What the exercise asks:
Exactly retype the lines from the top of the data through the line containing "minimum width=81pt, minimum", leaving out every picture.
————————
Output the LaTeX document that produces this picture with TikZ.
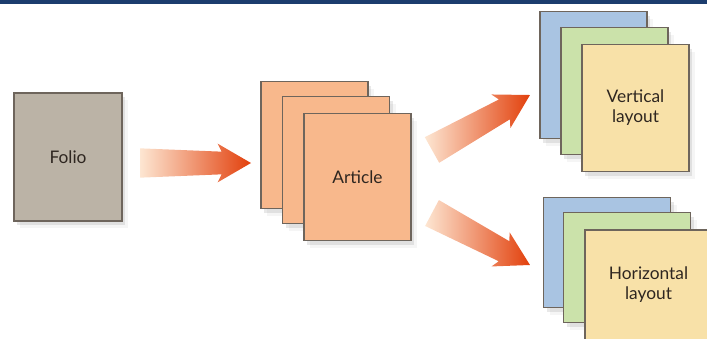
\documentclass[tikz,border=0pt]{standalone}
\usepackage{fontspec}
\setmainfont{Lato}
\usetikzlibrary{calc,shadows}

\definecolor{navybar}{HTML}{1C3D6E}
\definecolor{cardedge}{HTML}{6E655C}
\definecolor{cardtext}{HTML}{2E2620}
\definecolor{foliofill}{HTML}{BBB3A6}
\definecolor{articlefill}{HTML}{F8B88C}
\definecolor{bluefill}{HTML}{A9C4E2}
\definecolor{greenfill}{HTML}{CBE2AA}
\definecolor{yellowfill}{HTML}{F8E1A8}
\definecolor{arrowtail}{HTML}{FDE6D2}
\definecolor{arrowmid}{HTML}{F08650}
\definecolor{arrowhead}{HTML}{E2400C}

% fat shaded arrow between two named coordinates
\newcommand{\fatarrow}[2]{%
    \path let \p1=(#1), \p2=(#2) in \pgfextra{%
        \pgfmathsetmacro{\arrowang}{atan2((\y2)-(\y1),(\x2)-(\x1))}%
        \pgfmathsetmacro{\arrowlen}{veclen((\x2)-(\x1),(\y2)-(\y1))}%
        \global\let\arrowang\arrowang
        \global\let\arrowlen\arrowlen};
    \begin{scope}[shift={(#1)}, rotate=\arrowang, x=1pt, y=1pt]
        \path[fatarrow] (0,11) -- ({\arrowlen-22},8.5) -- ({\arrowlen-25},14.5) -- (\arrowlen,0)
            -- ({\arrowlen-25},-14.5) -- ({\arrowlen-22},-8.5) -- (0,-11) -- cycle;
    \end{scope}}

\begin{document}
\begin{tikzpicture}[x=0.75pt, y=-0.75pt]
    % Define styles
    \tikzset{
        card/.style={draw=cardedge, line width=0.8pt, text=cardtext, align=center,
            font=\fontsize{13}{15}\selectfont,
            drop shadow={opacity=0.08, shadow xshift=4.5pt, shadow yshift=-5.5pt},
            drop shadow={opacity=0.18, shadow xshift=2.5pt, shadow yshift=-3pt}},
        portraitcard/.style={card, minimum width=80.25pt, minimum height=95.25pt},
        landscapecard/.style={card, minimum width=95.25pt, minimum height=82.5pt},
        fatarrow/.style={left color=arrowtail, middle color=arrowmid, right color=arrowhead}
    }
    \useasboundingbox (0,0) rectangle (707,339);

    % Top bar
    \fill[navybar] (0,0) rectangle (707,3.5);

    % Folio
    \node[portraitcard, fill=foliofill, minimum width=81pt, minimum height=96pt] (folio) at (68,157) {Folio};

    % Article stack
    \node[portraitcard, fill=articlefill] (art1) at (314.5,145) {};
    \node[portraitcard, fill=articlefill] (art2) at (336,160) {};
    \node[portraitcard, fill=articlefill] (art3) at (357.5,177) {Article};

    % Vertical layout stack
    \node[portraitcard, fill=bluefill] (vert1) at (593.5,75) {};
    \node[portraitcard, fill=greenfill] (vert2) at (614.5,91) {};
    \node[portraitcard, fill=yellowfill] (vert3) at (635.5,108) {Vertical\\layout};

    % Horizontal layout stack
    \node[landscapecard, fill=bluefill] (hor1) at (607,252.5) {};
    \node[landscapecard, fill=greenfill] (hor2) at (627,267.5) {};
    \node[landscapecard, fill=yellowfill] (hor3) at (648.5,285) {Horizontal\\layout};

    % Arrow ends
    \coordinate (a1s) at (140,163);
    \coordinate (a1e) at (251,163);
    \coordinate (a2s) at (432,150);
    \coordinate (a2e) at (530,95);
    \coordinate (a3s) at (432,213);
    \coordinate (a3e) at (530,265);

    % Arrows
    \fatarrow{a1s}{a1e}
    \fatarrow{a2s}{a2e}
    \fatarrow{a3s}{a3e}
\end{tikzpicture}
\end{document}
————————
Written response:
Output the LaTeX document that produces this picture with TikZ.
\documentclass[tikz,border=0pt]{standalone}
\usepackage{fontspec}
\setmainfont{Lato}
\usetikzlibrary{calc,shadows}

\definecolor{navybar}{HTML}{1C3D6E}
\definecolor{cardedge}{HTML}{6E655C}
\definecolor{cardtext}{HTML}{2E2620}
\definecolor{foliofill}{HTML}{BBB3A6}
\definecolor{articlefill}{HTML}{F8B88C}
\definecolor{bluefill}{HTML}{A9C4E2}
\definecolor{greenfill}{HTML}{CBE2AA}
\definecolor{yellowfill}{HTML}{F8E1A8}
\definecolor{arrowtail}{HTML}{FDE6D2}
\definecolor{arrowmid}{HTML}{F08650}
\definecolor{arrowhead}{HTML}{E2400C}

% fat shaded arrow between two named coordinates
\newcommand{\fatarrow}[2]{%
    \path let \p1=(#1), \p2=(#2) in \pgfextra{%
        \pgfmathsetmacro{\arrowang}{atan2((\y2)-(\y1),(\x2)-(\x1))}%
        \pgfmathsetmacro{\arrowlen}{veclen((\x2)-(\x1),(\y2)-(\y1))}%
        \global\let\arrowang\arrowang
        \global\let\arrowlen\arrowlen};
    \begin{scope}[shift={(#1)}, rotate=\arrowang, x=1pt, y=1pt]
        \path[fatarrow] (0,11) -- ({\arrowlen-22},8.5) -- ({\arrowlen-25},14.5) -- (\arrowlen,0)
            -- ({\arrowlen-25},-14.5) -- ({\arrowlen-22},-8.5) -- (0,-11) -- cycle;
    \end{scope}}

\begin{document}
\begin{tikzpicture}[x=0.75pt, y=-0.75pt]
    % Define styles
    \tikzset{
        card/.style={draw=cardedge, line width=0.8pt, text=cardtext, align=center,
            font=\fontsize{13}{15}\selectfont,
            drop shadow={opacity=0.08, shadow xshift=4.5pt, shadow yshift=-5.5pt},
            drop shadow={opacity=0.18, shadow xshift=2.5pt, shadow yshift=-3pt}},
        portraitcard/.style={card, minimum width=80.25pt, minimum height=95.25pt},
        landscapecard/.style={card, minimum width=95.25pt, minimum height=82.5pt},
        fatarrow/.style={left color=arrowtail, middle color=arrowmid, right color=arrowhead}
    }
    \useasboundingbox (0,0) rectangle (707,339);

    % Top bar
    \fill[navybar] (0,0) rectangle (707,3.5);

    % Folio
    \node[portraitcard, fill=foliofill, minimum width=81pt, minimum height=96pt] (folio) at (68,157) {Folio};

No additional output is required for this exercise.